==== GIVEN INFORMATION

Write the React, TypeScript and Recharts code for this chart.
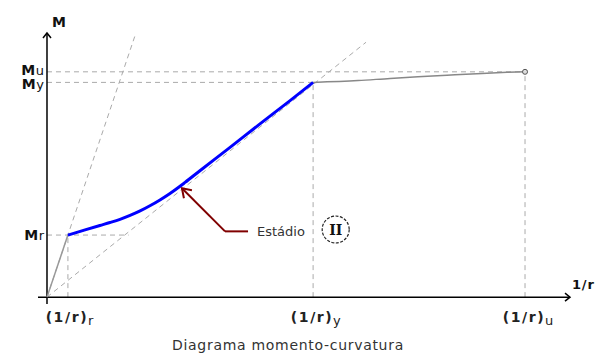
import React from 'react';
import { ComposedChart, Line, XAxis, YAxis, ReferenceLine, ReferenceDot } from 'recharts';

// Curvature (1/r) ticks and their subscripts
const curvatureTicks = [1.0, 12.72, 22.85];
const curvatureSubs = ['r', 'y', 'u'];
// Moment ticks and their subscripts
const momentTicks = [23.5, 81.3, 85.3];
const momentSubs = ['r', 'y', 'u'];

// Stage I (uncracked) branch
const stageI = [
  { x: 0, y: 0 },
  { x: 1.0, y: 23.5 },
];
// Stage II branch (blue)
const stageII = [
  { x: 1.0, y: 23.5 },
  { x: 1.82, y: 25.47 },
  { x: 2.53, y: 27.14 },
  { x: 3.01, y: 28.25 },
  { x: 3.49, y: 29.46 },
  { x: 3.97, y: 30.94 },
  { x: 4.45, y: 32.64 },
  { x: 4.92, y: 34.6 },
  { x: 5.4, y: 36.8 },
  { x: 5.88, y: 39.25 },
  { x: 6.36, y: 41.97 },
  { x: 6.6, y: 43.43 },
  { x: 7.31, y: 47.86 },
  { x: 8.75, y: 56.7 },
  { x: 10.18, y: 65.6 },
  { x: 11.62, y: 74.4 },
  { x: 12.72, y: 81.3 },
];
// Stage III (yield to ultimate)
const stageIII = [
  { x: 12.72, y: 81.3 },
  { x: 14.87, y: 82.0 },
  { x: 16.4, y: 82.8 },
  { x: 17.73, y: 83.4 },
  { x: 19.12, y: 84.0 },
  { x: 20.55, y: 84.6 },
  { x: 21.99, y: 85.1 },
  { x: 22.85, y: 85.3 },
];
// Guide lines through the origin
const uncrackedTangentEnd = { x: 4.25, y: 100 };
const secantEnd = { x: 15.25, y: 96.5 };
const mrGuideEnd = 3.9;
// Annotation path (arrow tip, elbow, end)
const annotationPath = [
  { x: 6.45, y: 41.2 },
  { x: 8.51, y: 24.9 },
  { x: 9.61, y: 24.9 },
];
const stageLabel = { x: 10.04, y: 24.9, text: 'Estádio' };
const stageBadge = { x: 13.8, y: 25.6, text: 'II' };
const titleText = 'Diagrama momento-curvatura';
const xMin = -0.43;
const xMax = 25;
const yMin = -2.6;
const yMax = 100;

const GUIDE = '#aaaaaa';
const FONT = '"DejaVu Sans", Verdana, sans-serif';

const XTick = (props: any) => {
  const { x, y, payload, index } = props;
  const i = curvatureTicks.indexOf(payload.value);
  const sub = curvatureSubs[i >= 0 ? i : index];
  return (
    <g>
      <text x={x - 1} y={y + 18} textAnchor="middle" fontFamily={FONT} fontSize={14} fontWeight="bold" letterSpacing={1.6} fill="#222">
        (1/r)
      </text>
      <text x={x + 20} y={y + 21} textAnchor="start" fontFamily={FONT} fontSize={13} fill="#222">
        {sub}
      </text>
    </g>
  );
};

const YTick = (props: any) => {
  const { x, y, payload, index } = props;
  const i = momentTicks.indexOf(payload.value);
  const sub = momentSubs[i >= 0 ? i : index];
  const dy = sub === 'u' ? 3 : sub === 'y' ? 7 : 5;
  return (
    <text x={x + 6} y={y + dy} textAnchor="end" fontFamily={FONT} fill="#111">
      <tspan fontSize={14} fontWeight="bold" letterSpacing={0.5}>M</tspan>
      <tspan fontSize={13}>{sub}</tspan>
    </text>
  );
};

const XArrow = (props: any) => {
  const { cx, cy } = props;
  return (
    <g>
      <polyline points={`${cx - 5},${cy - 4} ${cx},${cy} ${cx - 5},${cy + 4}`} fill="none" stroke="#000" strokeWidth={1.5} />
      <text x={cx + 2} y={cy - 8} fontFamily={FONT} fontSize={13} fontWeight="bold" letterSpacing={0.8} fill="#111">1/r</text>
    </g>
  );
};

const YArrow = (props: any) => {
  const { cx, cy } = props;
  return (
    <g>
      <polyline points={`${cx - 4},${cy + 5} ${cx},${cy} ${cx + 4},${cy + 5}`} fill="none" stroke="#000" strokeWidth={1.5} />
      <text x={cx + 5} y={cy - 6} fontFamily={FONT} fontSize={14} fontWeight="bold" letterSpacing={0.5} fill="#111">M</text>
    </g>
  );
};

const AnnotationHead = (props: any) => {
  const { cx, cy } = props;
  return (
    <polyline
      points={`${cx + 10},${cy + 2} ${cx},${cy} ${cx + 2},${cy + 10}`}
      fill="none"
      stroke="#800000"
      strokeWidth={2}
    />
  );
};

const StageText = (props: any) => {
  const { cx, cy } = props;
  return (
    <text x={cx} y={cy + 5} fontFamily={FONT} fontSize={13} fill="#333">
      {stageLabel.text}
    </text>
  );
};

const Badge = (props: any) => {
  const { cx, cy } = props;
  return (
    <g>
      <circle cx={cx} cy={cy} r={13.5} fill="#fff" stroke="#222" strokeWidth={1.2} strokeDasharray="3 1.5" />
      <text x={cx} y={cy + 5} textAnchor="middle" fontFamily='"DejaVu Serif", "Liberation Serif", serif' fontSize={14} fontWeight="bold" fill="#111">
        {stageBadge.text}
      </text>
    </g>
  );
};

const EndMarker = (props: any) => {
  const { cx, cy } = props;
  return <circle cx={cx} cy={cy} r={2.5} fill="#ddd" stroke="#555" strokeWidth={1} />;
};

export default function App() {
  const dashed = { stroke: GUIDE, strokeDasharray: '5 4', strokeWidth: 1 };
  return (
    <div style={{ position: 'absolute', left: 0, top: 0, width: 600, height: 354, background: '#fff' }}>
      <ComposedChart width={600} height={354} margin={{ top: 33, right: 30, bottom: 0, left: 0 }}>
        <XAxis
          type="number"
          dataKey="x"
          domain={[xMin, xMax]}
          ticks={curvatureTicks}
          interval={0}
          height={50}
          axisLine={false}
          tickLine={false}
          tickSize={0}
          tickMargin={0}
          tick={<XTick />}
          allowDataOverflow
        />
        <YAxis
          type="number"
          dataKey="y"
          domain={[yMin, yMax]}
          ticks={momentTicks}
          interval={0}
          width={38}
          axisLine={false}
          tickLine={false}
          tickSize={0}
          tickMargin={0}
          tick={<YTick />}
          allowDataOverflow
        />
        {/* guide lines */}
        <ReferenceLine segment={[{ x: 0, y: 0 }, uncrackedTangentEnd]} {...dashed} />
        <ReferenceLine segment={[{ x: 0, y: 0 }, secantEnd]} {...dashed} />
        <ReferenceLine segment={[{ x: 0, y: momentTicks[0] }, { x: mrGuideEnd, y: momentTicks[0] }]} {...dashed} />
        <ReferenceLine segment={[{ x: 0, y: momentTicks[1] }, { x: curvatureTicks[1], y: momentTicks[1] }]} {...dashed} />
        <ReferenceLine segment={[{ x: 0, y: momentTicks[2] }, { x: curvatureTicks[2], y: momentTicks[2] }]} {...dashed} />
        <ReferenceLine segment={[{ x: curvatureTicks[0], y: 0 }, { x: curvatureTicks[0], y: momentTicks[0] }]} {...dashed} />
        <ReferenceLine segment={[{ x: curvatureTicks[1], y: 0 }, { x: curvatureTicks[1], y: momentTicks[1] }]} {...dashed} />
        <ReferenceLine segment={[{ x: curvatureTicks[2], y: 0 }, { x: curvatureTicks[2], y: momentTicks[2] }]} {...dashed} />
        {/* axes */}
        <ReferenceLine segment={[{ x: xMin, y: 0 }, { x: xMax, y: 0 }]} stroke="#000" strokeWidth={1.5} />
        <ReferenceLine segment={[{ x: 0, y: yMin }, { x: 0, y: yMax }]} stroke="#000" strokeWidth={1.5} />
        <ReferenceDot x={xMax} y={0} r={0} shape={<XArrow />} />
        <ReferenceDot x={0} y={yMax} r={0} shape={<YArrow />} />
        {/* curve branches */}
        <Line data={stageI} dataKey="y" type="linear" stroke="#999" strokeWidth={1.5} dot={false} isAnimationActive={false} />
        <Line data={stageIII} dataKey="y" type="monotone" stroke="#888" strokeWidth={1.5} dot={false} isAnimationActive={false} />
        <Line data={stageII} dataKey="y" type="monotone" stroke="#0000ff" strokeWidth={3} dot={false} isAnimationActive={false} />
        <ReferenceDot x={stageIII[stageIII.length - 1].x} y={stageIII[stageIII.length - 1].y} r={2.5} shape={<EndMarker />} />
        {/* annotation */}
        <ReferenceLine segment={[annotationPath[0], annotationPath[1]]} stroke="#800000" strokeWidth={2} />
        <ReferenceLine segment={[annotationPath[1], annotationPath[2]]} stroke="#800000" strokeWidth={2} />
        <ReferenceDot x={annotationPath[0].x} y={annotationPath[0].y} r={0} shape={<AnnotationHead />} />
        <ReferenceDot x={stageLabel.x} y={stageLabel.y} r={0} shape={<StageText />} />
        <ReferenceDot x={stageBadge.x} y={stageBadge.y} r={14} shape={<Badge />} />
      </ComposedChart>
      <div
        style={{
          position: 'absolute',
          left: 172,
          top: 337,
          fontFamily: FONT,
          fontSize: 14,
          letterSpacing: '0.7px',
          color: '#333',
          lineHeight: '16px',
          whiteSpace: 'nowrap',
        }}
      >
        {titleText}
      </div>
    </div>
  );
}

========

> [PROBLEM]:
Reproduce the data above word for word from its first line through the line that holds "const momentSubs = ['r', 'y', 'u'];", both ends included; skip pictures.

> [FULL SOLUTION]:
Write the React, TypeScript and Recharts code for this chart.
import React from 'react';
import { ComposedChart, Line, XAxis, YAxis, ReferenceLine, ReferenceDot } from 'recharts';

// Curvature (1/r) ticks and their subscripts
const curvatureTicks = [1.0, 12.72, 22.85];
const curvatureSubs = ['r', 'y', 'u'];
// Moment ticks and their subscripts
const momentTicks = [23.5, 81.3, 85.3];
const momentSubs = ['r', 'y', 'u'];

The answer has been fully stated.